Florida Republicans were quick to jump onto a GOP movement railing against diversity and inclusion training and critical race theory, a decades-old academic framework that in part teaches racism is systemic in nature. 

Scholars have said conservatives have misrepresented critical race theory’s tenets, conflating them with any discussion linked to diversity. 

The Stop WOKE Act, which took effect July 1, prohibits public colleges from promoting concepts Republicans have deemed divisive, such as that a “person, by virtue of his or her race, color, national origin, or sex bears responsibility for, or should be discriminated against or receive adverse treatment because of, actions committed in the past,” the law states. 

Public institutions that infringe on the law could have their state funding pulled. 

The law carves out an exception so that educators can teach these topics if they present them “in an objective manner without endorsement.”

But the ACLU-supported lawsuit alleges this language is vague and that professors can’t discern whether their typical curricula would run afoul of the law. For instance, if a faculty member characterized a race-related study as methodologically sound, it’s unclear whether that would constitute an endorsement.

The lawsuit names as defendants several trustee boards at public colleges, as well as the governing board for the State University System. Renee Fargason, a spokesperson for the system, said it does not comment on pending litigation.

A representative for the Florida College System did not respond to a request for comment Thursday.

In court documents, the plaintiffs alleged the law was interfering with their scholarship, listing several examples. 

Dana Thompson Dorsey, a professor of educational leadership and policy studies at the University of South Florida, teaches a graduate-level class centered on critical race theory and other race-conscious schools of thought. Thompson Dorsey believes the Stop WOKE Act would prohibit her from continuing to teach the course in the same manner, according to court documents. 

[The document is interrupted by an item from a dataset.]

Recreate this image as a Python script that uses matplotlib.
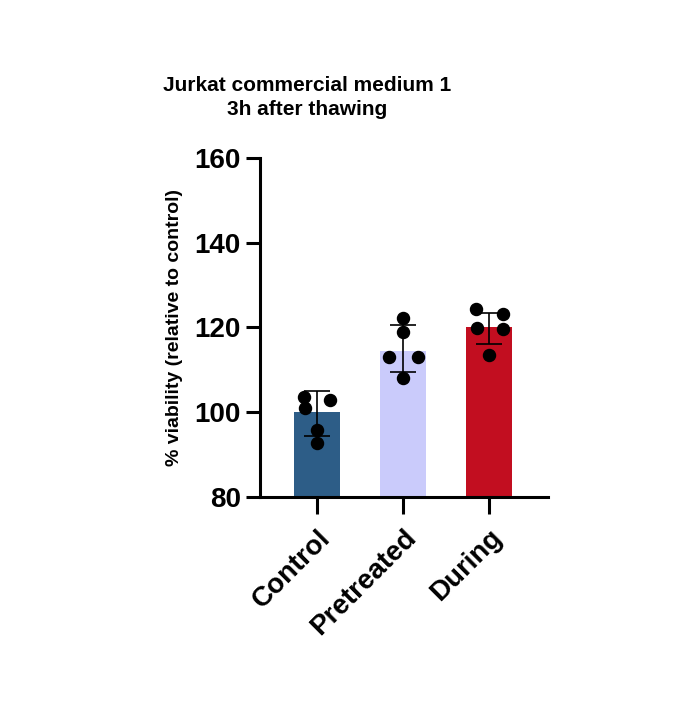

Though the Stop WOKE Act does not explicitly ban critical race theory, Florida Gov. Ron DeSantis, a Republican and key figure in the law’s passage, has said it is meant to “take on” the academic concept. 

Sharon Austin, a political science professor at University of Florida, who teaches several race-centered courses, said in court filings that all of her classes will be affected because they examine viewpoints that Florida’s legislature disfavors. 

“She discusses ideas such as, people of different races carry different unconscious biases; that white people carry certain privileges that Black and Latino people do not; and that racial ‘colorblindness’ can be a tool to oppress people of color,” the lawsuit states. “Dr. Austin believes that the Stop W.O.K.E. Act will prevent students from hearing the truth about racism.”

They allege the law violates the First and 14th amendments and that legislators were aware that it would disenfranchise Black people specifically. 

Also on Thursday, a federal judge halted enforcement of employment provisions within the Stop WOKE Act after honeymoon registry company Honeyfund and workplace diversity consultant Collective Concepts sued in June.